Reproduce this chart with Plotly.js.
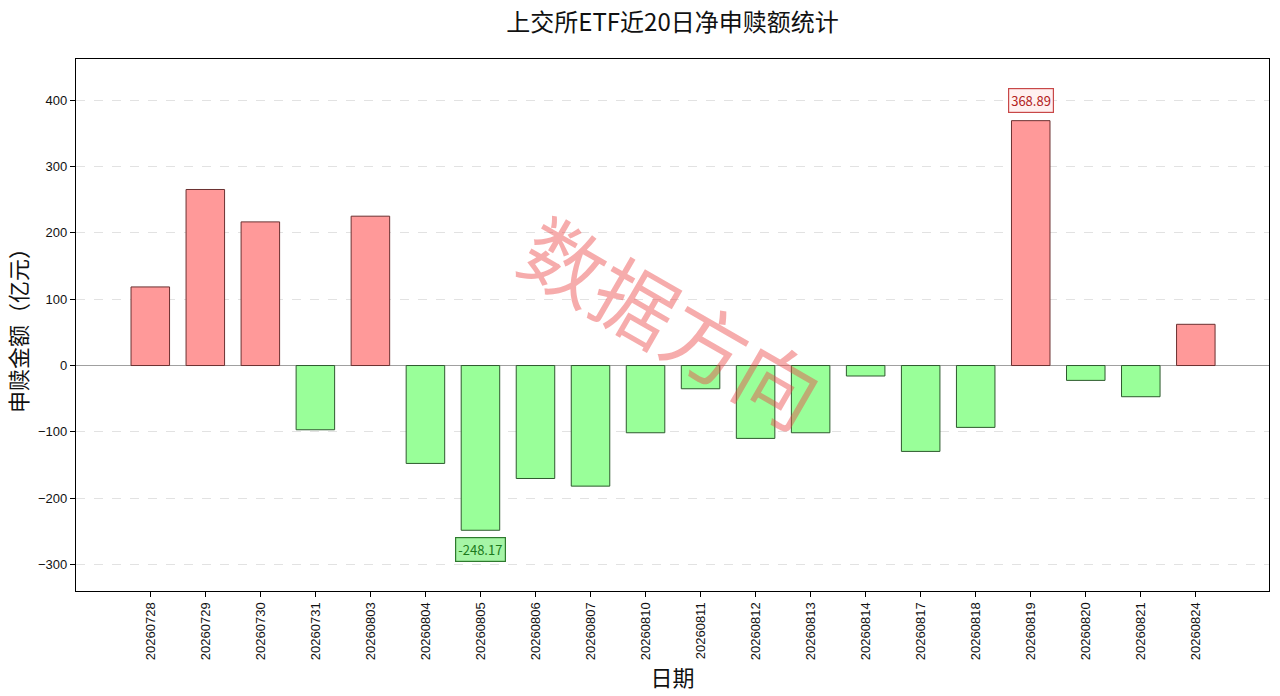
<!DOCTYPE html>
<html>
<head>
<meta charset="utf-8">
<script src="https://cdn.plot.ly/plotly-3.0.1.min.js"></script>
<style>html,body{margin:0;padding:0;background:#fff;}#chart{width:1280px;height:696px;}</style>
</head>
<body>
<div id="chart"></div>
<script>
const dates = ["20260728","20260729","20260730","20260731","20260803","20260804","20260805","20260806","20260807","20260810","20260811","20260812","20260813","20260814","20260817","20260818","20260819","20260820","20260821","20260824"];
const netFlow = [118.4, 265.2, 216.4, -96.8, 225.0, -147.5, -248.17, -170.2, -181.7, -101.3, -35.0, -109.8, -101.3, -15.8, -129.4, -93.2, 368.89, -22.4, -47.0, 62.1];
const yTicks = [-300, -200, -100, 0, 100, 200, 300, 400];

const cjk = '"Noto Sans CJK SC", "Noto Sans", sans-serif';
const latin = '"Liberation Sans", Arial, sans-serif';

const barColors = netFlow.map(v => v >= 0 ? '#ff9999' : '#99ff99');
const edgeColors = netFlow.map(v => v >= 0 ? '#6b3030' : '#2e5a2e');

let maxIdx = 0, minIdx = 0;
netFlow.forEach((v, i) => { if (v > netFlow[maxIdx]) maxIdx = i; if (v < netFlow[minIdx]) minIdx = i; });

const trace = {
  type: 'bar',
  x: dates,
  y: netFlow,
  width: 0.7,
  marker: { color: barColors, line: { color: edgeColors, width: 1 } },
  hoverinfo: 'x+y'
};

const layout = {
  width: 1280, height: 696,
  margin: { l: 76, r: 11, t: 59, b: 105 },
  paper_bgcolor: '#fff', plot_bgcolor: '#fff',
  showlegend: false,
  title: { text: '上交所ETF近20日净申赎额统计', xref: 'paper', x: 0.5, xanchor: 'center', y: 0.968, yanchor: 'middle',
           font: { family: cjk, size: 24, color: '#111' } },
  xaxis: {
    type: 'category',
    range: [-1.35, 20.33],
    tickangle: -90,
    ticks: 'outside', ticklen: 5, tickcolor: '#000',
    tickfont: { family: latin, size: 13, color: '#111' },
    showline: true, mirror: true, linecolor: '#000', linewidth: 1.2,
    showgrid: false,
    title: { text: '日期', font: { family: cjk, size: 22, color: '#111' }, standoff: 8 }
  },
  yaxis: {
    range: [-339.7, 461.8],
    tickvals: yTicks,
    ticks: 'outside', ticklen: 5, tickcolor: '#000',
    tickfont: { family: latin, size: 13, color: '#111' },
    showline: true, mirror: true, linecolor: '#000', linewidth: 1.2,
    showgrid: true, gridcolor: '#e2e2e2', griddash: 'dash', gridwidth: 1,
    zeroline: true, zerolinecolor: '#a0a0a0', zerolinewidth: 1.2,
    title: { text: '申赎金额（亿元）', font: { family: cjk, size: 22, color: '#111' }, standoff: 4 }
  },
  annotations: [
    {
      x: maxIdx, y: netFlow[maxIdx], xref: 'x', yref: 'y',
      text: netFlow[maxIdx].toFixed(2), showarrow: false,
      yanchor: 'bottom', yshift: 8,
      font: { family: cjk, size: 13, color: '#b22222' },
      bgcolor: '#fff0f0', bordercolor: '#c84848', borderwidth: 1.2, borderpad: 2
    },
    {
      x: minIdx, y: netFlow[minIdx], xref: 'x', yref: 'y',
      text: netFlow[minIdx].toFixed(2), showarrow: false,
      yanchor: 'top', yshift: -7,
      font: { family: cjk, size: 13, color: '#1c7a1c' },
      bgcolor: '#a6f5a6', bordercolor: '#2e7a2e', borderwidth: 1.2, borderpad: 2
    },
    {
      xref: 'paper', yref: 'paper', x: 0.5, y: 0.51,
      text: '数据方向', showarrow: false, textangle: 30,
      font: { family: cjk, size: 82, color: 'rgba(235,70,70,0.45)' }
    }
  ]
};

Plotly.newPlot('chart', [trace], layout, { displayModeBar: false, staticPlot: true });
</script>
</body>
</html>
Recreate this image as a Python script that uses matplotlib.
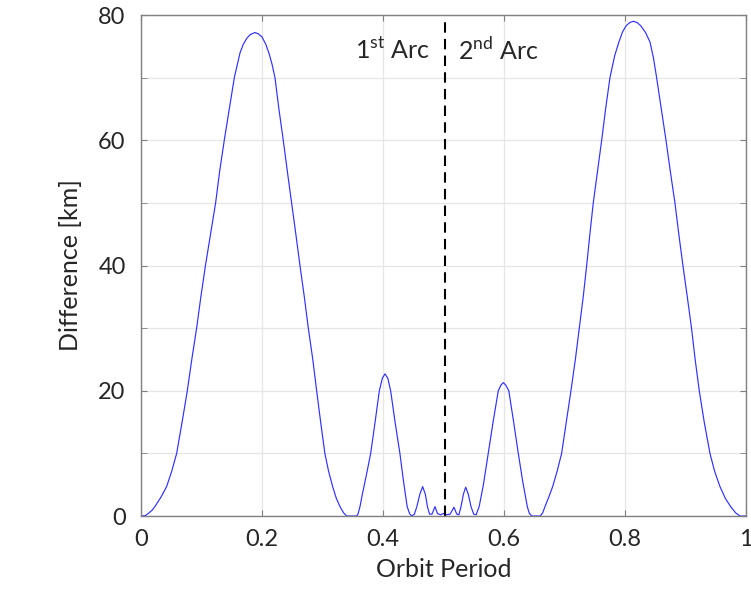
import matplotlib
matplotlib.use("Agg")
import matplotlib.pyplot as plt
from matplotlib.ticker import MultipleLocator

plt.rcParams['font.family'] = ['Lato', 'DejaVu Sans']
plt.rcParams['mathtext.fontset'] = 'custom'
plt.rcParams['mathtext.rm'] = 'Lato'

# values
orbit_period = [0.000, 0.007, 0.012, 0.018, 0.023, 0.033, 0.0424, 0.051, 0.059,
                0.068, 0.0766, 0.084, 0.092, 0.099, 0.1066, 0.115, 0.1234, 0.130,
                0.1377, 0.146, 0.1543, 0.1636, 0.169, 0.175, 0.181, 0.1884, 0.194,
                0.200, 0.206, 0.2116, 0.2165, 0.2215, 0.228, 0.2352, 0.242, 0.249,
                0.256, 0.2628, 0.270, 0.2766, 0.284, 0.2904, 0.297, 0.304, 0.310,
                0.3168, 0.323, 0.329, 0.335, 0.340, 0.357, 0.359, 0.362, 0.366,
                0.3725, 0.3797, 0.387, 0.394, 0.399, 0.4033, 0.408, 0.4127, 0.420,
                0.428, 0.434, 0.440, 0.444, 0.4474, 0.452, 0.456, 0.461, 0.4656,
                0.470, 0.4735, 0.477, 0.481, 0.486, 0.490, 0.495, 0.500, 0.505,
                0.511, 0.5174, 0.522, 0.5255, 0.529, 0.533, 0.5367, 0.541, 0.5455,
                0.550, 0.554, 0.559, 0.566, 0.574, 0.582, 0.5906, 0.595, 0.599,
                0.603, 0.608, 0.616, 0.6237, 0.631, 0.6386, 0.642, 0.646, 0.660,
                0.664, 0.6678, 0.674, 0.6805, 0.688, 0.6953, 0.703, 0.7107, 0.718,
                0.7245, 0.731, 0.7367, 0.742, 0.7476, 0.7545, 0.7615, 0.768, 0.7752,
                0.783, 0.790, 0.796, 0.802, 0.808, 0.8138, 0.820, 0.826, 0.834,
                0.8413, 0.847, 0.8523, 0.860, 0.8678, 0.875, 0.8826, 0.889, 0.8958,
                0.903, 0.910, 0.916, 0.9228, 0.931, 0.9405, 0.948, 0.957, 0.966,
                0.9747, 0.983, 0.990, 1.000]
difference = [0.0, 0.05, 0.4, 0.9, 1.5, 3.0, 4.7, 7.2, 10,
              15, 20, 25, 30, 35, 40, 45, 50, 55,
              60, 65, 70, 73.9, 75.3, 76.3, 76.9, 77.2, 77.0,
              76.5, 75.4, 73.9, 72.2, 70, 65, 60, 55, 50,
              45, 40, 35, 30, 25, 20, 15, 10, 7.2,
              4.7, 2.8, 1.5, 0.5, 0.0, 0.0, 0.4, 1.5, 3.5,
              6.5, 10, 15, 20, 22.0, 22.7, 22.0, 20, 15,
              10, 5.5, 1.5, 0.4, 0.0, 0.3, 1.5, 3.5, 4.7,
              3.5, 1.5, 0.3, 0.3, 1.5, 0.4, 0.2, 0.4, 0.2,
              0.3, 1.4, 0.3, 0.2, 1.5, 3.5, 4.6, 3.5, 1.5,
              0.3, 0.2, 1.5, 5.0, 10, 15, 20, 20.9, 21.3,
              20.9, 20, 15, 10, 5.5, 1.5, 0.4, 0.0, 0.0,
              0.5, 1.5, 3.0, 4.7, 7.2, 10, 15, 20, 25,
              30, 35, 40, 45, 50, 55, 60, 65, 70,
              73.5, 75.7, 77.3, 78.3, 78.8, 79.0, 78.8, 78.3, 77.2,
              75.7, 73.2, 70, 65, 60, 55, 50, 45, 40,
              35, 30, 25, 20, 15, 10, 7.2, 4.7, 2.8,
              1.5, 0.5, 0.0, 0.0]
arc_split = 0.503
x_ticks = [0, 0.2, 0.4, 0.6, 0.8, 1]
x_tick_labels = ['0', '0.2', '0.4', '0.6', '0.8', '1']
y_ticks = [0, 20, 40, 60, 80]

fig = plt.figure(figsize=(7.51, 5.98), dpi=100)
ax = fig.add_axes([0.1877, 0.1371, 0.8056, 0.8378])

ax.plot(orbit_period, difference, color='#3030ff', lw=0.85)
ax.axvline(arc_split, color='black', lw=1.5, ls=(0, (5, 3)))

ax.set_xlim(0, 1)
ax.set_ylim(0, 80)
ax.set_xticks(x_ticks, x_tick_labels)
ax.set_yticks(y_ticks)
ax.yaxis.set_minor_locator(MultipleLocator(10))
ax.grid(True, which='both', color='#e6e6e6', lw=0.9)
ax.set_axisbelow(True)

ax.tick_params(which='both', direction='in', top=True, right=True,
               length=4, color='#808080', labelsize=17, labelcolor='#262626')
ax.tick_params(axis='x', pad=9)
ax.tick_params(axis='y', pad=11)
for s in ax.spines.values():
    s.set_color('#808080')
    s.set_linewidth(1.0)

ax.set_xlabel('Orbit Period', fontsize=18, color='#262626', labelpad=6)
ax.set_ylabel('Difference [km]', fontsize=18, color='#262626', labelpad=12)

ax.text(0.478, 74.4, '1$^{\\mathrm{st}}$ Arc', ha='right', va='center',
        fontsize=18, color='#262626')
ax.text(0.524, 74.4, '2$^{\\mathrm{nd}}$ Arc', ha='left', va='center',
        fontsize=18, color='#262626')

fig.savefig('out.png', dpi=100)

———

■ **What you are asked to do**
Would you restate, exactly and with no pictures, the lines of the entries above from the one containing "Recreate this image" through the one containing "plt.rcParams['mathtext.rm'] = 'Lato'"?

■ **Task solution**
Recreate this image as a Python script that uses matplotlib.
import matplotlib
matplotlib.use("Agg")
import matplotlib.pyplot as plt
from matplotlib.ticker import MultipleLocator

plt.rcParams['font.family'] = ['Lato', 'DejaVu Sans']
plt.rcParams['mathtext.fontset'] = 'custom'
plt.rcParams['mathtext.rm'] = 'Lato'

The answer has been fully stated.